RECORDS FOR THE EXERCISE -
>> BEGIN

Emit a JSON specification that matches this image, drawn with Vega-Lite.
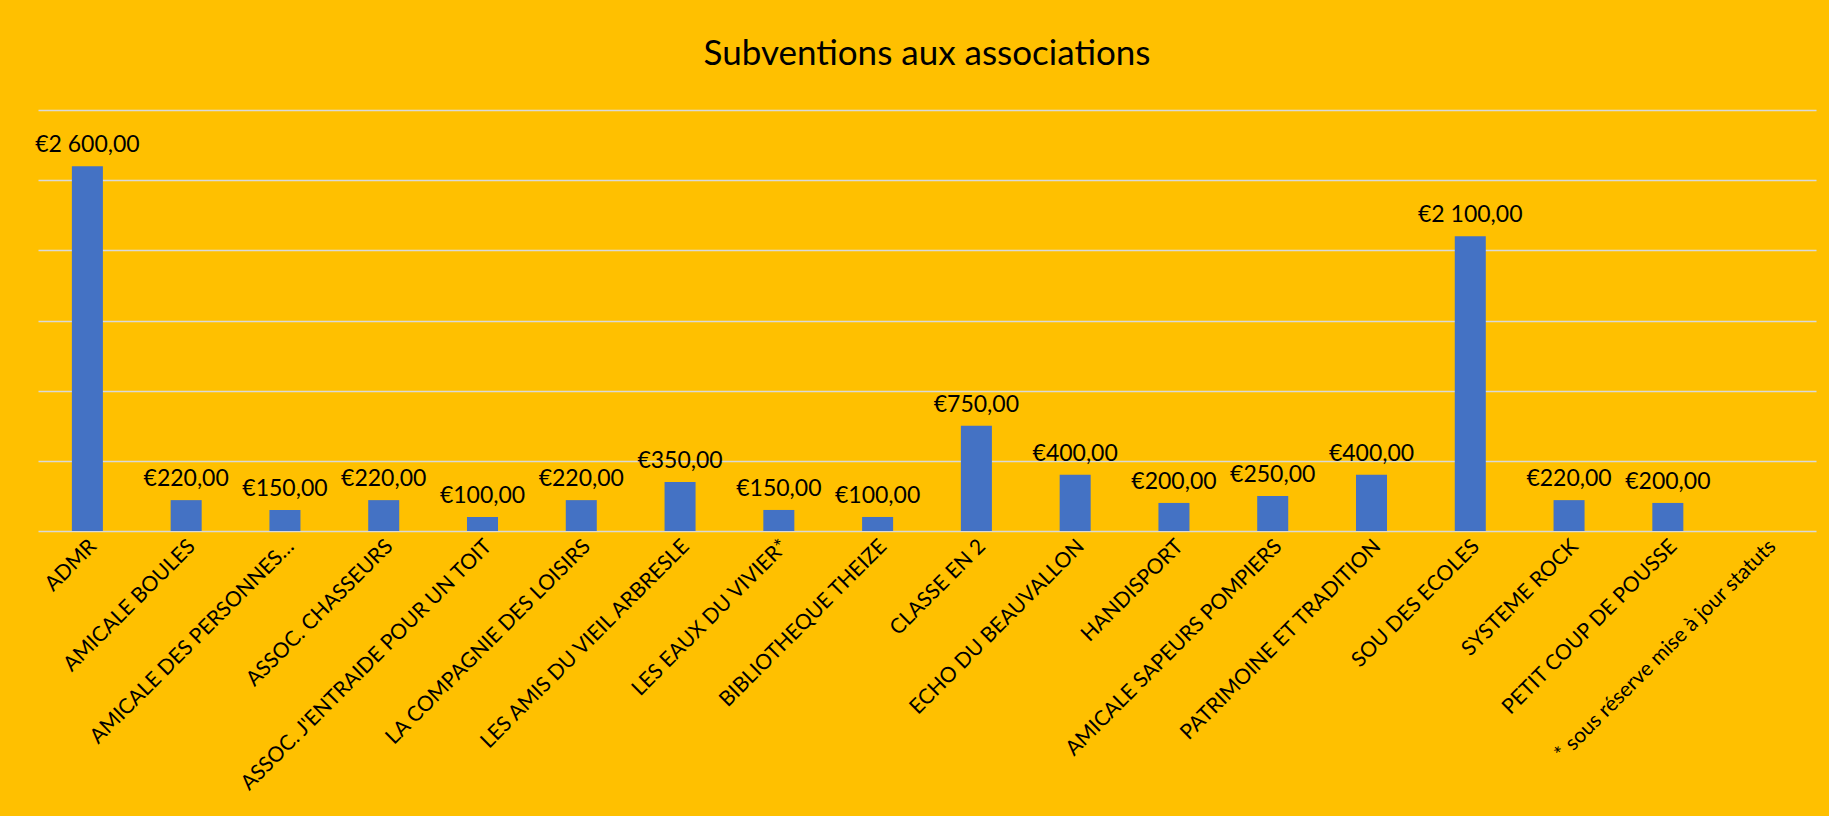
{
  "$schema": "https://vega.github.io/schema/vega-lite/v6.json",
  "autosize": {"type": "none"},
  "padding": {"left": 38, "top": 110, "right": 13, "bottom": 285},
  "width": 1778,
  "height": 421,
  "background": "#FFC000",
  "title": {
    "text": "Subventions aux associations",
    "font": "Lato",
    "fontSize": 35,
    "fontWeight": "normal",
    "color": "#000000",
    "anchor": "middle",
    "offset": 38
  },
  "data": {
    "values": [
      {"association": "ADMR", "montant": 2600},
      {"association": "AMICALE BOULES", "montant": 220},
      {"association": "AMICALE DES PERSONNES…", "montant": 150},
      {"association": "ASSOC. CHASSEURS", "montant": 220},
      {"association": "ASSOC. J'ENTRAIDE POUR UN TOIT", "montant": 100},
      {"association": "LA COMPAGNIE DES LOISIRS", "montant": 220},
      {"association": "LES AMIS DU VIEIL ARBRESLE", "montant": 350},
      {"association": "LES EAUX DU VIVIER*", "montant": 150},
      {"association": "BIBLIOTHEQUE THEIZE", "montant": 100},
      {"association": "CLASSE EN 2", "montant": 750},
      {"association": "ECHO DU BEAUVALLON", "montant": 400},
      {"association": "HANDISPORT", "montant": 200},
      {"association": "AMICALE SAPEURS POMPIERS", "montant": 250},
      {"association": "PATRIMOINE ET TRADITION", "montant": 400},
      {"association": "SOU DES ECOLES", "montant": 2100},
      {"association": "SYSTEME ROCK", "montant": 220},
      {"association": "PETIT COUP DE POUSSE", "montant": 200},
      {"association": "* sous réserve mise à jour statuts", "montant": null}
    ]
  },
  "encoding": {
    "x": {
      "field": "association",
      "type": "nominal",
      "sort": null,
      "scale": {
        "domain": [
          "ADMR",
          "AMICALE BOULES",
          "AMICALE DES PERSONNES…",
          "ASSOC. CHASSEURS",
          "ASSOC. J'ENTRAIDE POUR UN TOIT",
          "LA COMPAGNIE DES LOISIRS",
          "LES AMIS DU VIEIL ARBRESLE",
          "LES EAUX DU VIVIER*",
          "BIBLIOTHEQUE THEIZE",
          "CLASSE EN 2",
          "ECHO DU BEAUVALLON",
          "HANDISPORT",
          "AMICALE SAPEURS POMPIERS",
          "PATRIMOINE ET TRADITION",
          "SOU DES ECOLES",
          "SYSTEME ROCK",
          "PETIT COUP DE POUSSE",
          "* sous réserve mise à jour statuts"
        ],
        "paddingInner": 0.686,
        "paddingOuter": 0.343
      },
      "axis": {
        "title": null,
        "domain": false,
        "ticks": false,
        "labelAngle": -45,
        "labelAlign": "right",
        "labelBaseline": "middle",
        "labelPadding": 12,
        "labelOffset": 6,
        "labelFont": "Lato",
        "labelFontSize": 21,
        "labelColor": "#000000",
        "labelLimit": 600
      }
    },
    "y": {
      "field": "montant",
      "type": "quantitative",
      "scale": {"domain": [0, 3000], "nice": false},
      "axis": {
        "title": null,
        "labels": false,
        "ticks": false,
        "domain": false,
        "grid": true,
        "values": [0, 500, 1000, 1500, 2000, 2500, 3000],
        "gridColor": "#D9D9D9",
        "gridWidth": 1.5
      }
    }
  },
  "layer": [
    {
      "mark": {"type": "bar", "color": "#4472C4"}
    },
    {
      "transform": [{"filter": "datum.montant != null"}],
      "mark": {
        "type": "text",
        "font": "Lato",
        "fontSize": 23,
        "color": "#000000",
        "baseline": "bottom",
        "dy": -9
      },
      "encoding": {
        "text": {"field": "montant", "type": "quantitative", "format": "$,.2f"}
      }
    }
  ],
  "config": {
    "locale": {
      "number": {
        "decimal": ",",
        "thousands": " ",
        "grouping": [3],
        "currency": ["€", ""]
      }
    },
    "view": {"stroke": null}
  }
}
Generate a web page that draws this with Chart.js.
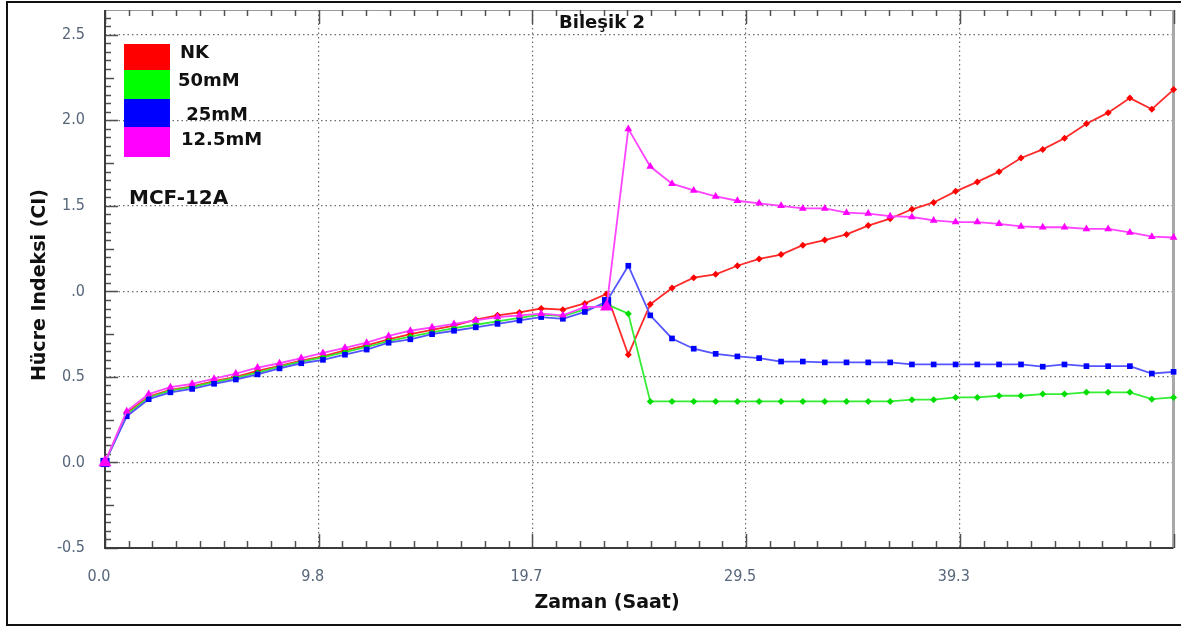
<!DOCTYPE html>
<html><head><meta charset="utf-8">
<script src="https://cdn.jsdelivr.net/npm/chart.js@4.4.1/dist/chart.umd.min.js"></script>
<style>
html,body{margin:0;padding:0;background:#fff;}
#wrap{position:relative;width:1181px;height:628px;overflow:hidden;font-family:'DejaVu Sans',sans-serif;}
#c{position:absolute;left:0;top:0;}
.frame{position:absolute;left:6px;top:1px;width:1180px;height:625px;border-left:2px solid #111;border-top:2px solid #111;border-bottom:2px solid #111;box-sizing:border-box;pointer-events:none;}
.t{position:absolute;font-weight:bold;color:#111;white-space:pre;line-height:1;}
.c{transform:translate(-50%,-50%);}
.l{transform:translate(0,-50%);}
.box{position:absolute;left:124px;width:46px;}
</style>
</head><body>
<div id="wrap">
<canvas id="c" width="1181" height="628"></canvas>
<div class="frame"></div>
<div class="t c" style="left:602px;top:22px;font-size:18px;">Bileşik 2</div>
<div class="t c" style="left:607px;top:601px;font-size:19px;">Zaman (Saat)</div>
<div class="t c" style="left:38px;top:285px;font-size:19px;transform:translate(-50%,-50%) rotate(-90deg);">Hücre Indeksi (CI)</div>
<div class="box" style="top:44px;height:26px;background:#ff0000;"></div>
<div class="box" style="top:70px;height:29px;background:#00ff00;"></div>
<div class="box" style="top:99px;height:28px;background:#0000ff;"></div>
<div class="box" style="top:127px;height:30px;background:#ff00ff;"></div>
<div class="t l" style="left:180px;top:52px;font-size:18px;">NK</div>
<div class="t l" style="left:178px;top:80px;font-size:18px;">50mM</div>
<div class="t l" style="left:180px;top:114px;font-size:18px;"> 25mM</div>
<div class="t l" style="left:181px;top:139px;font-size:18px;">12.5mM</div>
<div class="t l" style="left:129px;top:197px;font-size:20px;">MCF-12A</div>
</div>
<script>
const times = [0,1.00,2.01,3.01,4.01,5.02,6.02,7.02,8.03,9.03,10.03,11.04,12.04,13.05,14.05,15.05,16.06,17.06,18.06,19.07,20.07,21.07,22.08,23.08,24.08,25.09,26.09,27.09,28.10,29.10,30.10,31.11,32.11,33.12,34.12,35.12,36.13,37.13,38.13,39.14,40.14,41.14,42.15,43.15,44.15,45.16,46.16,47.16,48.17,49.17];
const nk = [0,0.29,0.385,0.425,0.445,0.475,0.50,0.535,0.565,0.595,0.62,0.655,0.685,0.72,0.75,0.775,0.80,0.835,0.86,0.877,0.90,0.893,0.93,0.985,0.63,0.925,1.02,1.08,1.10,1.15,1.19,1.215,1.27,1.30,1.333,1.385,1.425,1.48,1.52,1.585,1.64,1.70,1.78,1.83,1.895,1.98,2.045,2.13,2.065,2.18];
const mm50 = [0,0.28,0.38,0.42,0.44,0.47,0.495,0.525,0.56,0.59,0.615,0.645,0.675,0.71,0.735,0.76,0.785,0.805,0.825,0.845,0.865,0.855,0.895,0.925,0.87,0.357,0.357,0.357,0.357,0.357,0.357,0.357,0.357,0.357,0.357,0.357,0.357,0.367,0.367,0.38,0.38,0.39,0.39,0.40,0.40,0.41,0.41,0.41,0.37,0.38];
const mm25 = [0,0.27,0.37,0.41,0.43,0.46,0.485,0.515,0.55,0.58,0.60,0.63,0.66,0.70,0.72,0.75,0.77,0.79,0.81,0.83,0.85,0.84,0.88,0.94,1.15,0.86,0.725,0.665,0.635,0.62,0.61,0.59,0.59,0.585,0.585,0.585,0.585,0.573,0.573,0.573,0.573,0.573,0.573,0.56,0.573,0.563,0.563,0.563,0.52,0.53];
const mm125 = [0,0.30,0.40,0.44,0.46,0.49,0.52,0.555,0.58,0.61,0.64,0.67,0.70,0.74,0.77,0.79,0.81,0.83,0.85,0.86,0.87,0.86,0.91,0.91,1.95,1.73,1.63,1.59,1.555,1.53,1.515,1.50,1.485,1.485,1.46,1.455,1.44,1.435,1.415,1.405,1.405,1.395,1.38,1.375,1.375,1.365,1.365,1.345,1.32,1.315];
const xTickValues = [0, 9.8333, 19.6667, 29.5, 39.3333];
const xTickLabels = ["0.0","9.8","19.7","29.5","39.3"];
const yTickValues = [-0.5, 0, 0.5, 1, 1.5, 2, 2.5];
const yTickLabels = ["-0.5","0.0","0.5",".0","1.5","2.0","2.5"];
const X_MAX = 49.1667, Y_MIN = -0.5, Y_MAX = 2.645;

const pts = arr => times.map((t,i)=>({x:t,y:arr[i]}));
const bigAt = (small, big) => ctx => (ctx.dataIndex===0 || ctx.dataIndex===23) ? big : small;
const noPad = s => { s.paddingTop = 0; s.paddingBottom = 0; s.paddingLeft = 0; s.paddingRight = 0; };

const framePlugin = {
  id:'frame',
  beforeDatasetsDraw(chart){
    const {ctx, chartArea:a, scales:{x,y}} = chart;
    ctx.save();
    ctx.setLineDash([]);
    ctx.strokeStyle='#9a9a9a'; ctx.lineWidth=1;
    ctx.beginPath(); ctx.moveTo(a.left,a.top+0.5); ctx.lineTo(a.right,a.top+0.5); ctx.stroke();
    ctx.strokeStyle='#a8a8a8'; ctx.lineWidth=3;
    ctx.beginPath(); ctx.moveTo(a.right,a.top); ctx.lineTo(a.right,a.bottom); ctx.stroke();
    ctx.strokeStyle='#505050'; ctx.lineWidth=1.5;
    const n = 45, step = X_MAX/n;
    ctx.beginPath();
    for(let i=0;i<=n;i++){
      const px = Math.round(x.getPixelForValue(i*step))+0.5;
      const major = i%9===0;
      const L = major?14:7, T = major?14:6;
      ctx.moveTo(px,a.bottom); ctx.lineTo(px,a.bottom-L);
      ctx.moveTo(px,a.top); ctx.lineTo(px,a.top+T);
    }
    for(let i=0;i<=63;i++){
      const v = Y_MIN + i*0.05;
      if(v>Y_MAX) break;
      const py = Math.round(y.getPixelForValue(v))+0.5;
      const L = i%10===0?13:(i%5===0?9:6);
      ctx.moveTo(a.left,py); ctx.lineTo(a.left+L,py);
    }
    ctx.stroke();
    ctx.strokeStyle='#3c3c3c'; ctx.lineWidth=2;
    ctx.beginPath(); ctx.moveTo(a.left,a.top); ctx.lineTo(a.left,a.bottom); ctx.lineTo(a.right,a.bottom); ctx.stroke();
    ctx.restore();
  }
};

const tickFont = {family:"'DejaVu Sans Condensed','Liberation Sans Narrow',sans-serif", size:16};
const tickColor = '#56657a';
const gridColor = '#6e6e6e';

new Chart(document.getElementById('c'), {
  type:'line',
  data:{datasets:[
    {label:'12.5mM', data:pts(mm125), borderColor:'#ff44ff', backgroundColor:'#ff00ff', borderWidth:1.8, pointStyle:'triangle', pointRadius:bigAt(4.5,7.5), pointBorderWidth:0, order:0, clip:false},
    {label:'25mM', data:pts(mm25), borderColor:'#5555ff', backgroundColor:'#0000ff', borderWidth:1.8, pointStyle:'rect', pointRadius:bigAt(4,6.5), pointBorderWidth:0, order:1, clip:false},
    {label:'50mM', data:pts(mm50), borderColor:'#33ee33', backgroundColor:'#00dd00', borderWidth:1.8, pointStyle:'rectRot', pointRadius:3.5, pointBorderWidth:0, order:2, clip:false},
    {label:'NK', data:pts(nk), borderColor:'#ff2a2a', backgroundColor:'#ff0000', borderWidth:1.8, pointStyle:'rectRot', pointRadius:3.5, pointBorderWidth:0, order:3, clip:false}
  ]},
  options:{
    responsive:false, animation:false, devicePixelRatio:1,
    layout:{padding:{left:0, top:10, right:5, bottom:0}},
    plugins:{legend:{display:false}, tooltip:{enabled:false}, title:{display:false}},
    elements:{line:{tension:0}},
    scales:{
      x:{type:'linear', min:0, max:X_MAX,
        afterFit(s){ s.height = 80; noPad(s); },
        afterBuildTicks(s){ s.ticks = xTickValues.map(v=>({value:v})); },
        ticks:{callback:(v,i)=>xTickLabels[i], font:tickFont, color:tickColor, padding:19, labelOffset:-6, maxRotation:0, autoSkip:false},
        grid:{color:c=> (c.tick && c.tick.value===0) ? 'rgba(0,0,0,0)' : gridColor, lineWidth:1.2, drawTicks:false},
        border:{display:false, dash:[1.5,3]}
      },
      y:{type:'linear', min:Y_MIN, max:Y_MAX,
        afterFit(s){ s.width = 105; noPad(s); },
        afterBuildTicks(s){ s.ticks = yTickValues.map(v=>({value:v})); },
        ticks:{callback:(v,i)=>yTickLabels[i], font:tickFont, color:tickColor, padding:20, autoSkip:false},
        grid:{color:c=> (c.tick && c.tick.value===-0.5) ? 'rgba(0,0,0,0)' : gridColor, lineWidth:1.2, drawTicks:false},
        border:{display:false, dash:[1.5,3]}
      }
    }
  },
  plugins:[framePlugin]
});
</script>
</body></html>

>> END

In the entries above, find each line with the word "that" and show it.

WRITTEN SOLUTION -
Emit a JSON specification that matches this image, drawn with Vega-Lite.
Generate a web page that draws this with Chart.js.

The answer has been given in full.